On September 1, 2013, the "Regulations on the Registration of Real Identity Information of Telephone Users" was officially implemented, stipulating that new mobile phone users must register their real identity information. In 2014, the MIIT, the Ministry of Public Security, and the State Administration for Industry and Commerce jointly announced the "Special Action Plan for the Governance of Telephone "Black Cards", requiring that from 2015, mobile phone cards must be purchased with valid identity documents, and jointly carry out a one-year special governance action across the country. According to statistics from the MIIT, as of February 2014, the real-name registration rate for new telephone users in mainland China reached 99.1%, and the real-name registration rate for all telephone users reached 82.4%.

In September 2015, the MIIT again required telecom operators to ensure that the real-name registration rate of all users reached 90% or more by the end of the year. In May 2016, the required rate was increased to 95% or more. Operators were also required to notify users who had not registered their real names to complete the registration procedures through phone calls, text messages, written letters, announcements, etc. Operators will suspend communication services for users who have not completed the registration procedures and urge them to register. If users still fail to register their real names after being urged, operators will shut down their services. By June 30, 2017, all users must complete real-name registration.

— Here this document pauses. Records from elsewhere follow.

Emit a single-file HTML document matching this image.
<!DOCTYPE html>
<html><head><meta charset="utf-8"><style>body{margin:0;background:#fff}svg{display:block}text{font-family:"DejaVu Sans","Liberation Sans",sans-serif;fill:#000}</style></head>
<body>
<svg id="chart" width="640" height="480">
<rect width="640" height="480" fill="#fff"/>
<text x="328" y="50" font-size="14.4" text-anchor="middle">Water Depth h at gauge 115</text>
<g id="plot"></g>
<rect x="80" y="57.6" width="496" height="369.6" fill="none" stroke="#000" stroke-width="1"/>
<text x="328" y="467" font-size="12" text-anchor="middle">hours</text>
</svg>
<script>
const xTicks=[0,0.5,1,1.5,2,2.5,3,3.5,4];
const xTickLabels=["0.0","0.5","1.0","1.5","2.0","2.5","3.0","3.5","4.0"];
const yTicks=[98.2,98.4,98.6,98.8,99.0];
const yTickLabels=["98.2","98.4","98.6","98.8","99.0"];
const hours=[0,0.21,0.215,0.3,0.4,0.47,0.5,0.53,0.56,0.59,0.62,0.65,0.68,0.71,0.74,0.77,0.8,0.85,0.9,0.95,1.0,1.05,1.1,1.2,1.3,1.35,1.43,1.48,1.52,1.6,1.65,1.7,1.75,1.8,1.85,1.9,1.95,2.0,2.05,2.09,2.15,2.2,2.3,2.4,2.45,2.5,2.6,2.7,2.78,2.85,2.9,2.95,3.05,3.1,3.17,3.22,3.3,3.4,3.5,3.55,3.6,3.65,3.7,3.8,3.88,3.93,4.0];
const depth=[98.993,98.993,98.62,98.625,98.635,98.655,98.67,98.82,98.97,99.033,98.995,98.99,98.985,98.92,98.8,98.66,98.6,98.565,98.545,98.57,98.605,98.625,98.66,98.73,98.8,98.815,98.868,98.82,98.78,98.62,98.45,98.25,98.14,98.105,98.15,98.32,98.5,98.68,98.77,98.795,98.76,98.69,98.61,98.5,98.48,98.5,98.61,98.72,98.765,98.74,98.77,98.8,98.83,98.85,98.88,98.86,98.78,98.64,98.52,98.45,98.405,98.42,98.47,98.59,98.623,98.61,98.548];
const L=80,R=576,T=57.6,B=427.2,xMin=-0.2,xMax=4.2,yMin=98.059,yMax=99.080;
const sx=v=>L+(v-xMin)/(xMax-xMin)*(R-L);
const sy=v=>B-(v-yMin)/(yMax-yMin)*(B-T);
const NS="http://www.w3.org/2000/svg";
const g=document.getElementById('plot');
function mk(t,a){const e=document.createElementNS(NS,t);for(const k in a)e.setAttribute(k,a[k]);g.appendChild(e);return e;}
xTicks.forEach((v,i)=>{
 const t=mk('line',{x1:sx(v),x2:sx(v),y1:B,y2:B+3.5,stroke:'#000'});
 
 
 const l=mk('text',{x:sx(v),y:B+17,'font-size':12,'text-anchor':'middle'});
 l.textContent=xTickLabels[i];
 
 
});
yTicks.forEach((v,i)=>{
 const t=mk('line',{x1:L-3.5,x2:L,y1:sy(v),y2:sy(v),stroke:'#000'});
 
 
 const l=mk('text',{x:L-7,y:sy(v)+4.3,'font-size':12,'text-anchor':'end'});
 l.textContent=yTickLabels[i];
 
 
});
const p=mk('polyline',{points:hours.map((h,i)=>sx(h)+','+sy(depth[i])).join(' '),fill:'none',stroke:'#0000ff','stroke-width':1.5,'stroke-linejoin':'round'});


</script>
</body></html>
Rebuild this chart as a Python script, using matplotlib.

On November 7, 2016, the MIIT issued the "Implementation Opinions on Further Preventing and Combating Telecommunication Information Fraud", which stated that the real-name system for telephone users will be strictly and quickly implemented. All operators must achieve a 100% real-name rate by the end of 2016. All mobile resale companies must conduct follow-up visits and identity information confirmation for all users of the 170 and 171 number segments, and re-register users who have not registered or whose registration information is incorrect. The real-name rate must reach 100% by the end of 2016. Those who fail to complete the re-registration within the specified time will have their service suspended. According to information released by the MIIT in 2017, in 2016, the MIIT organized a total of 120 million telephone users to complete real-name re-registration. At this point, all telephone users have achieved real-name registration.

In September 2021, the China Academy of Information and Communications Technology launched a mini-app called "National Mobile Phone Card One-Card Check". Users can enter their name, Resident Identity Card number and a verification code to see the number of mobile phone cards registered in their name. The results will be sent to them via text message.

=== Issues with virtual operators ===
Due to negligence in supervision, some virtual operators' number segments (170, 171) have allowed many fraudsters to anonymously purchase mobile phone cards with these numbers. In his comment on Wang Xing's disappearance, Hu Xijin, former editor-in-chief of the Global Times, pointed out that despite China's strict implementation of the real-name system for mobile phones, Myanmar's telecommunications network fraud groups were still able to smuggle SIM cards out of the country, pass registration and authentication, and eventually flow into China's domestic communications network, using virtual numbers to hide. He believes that China Mobile and other communications operators must make a public response to this. As early as April 2016, the MIIT required virtual operators to complete the user identity information re-registration work for users who had not registered their real names or had falsely registered within one month.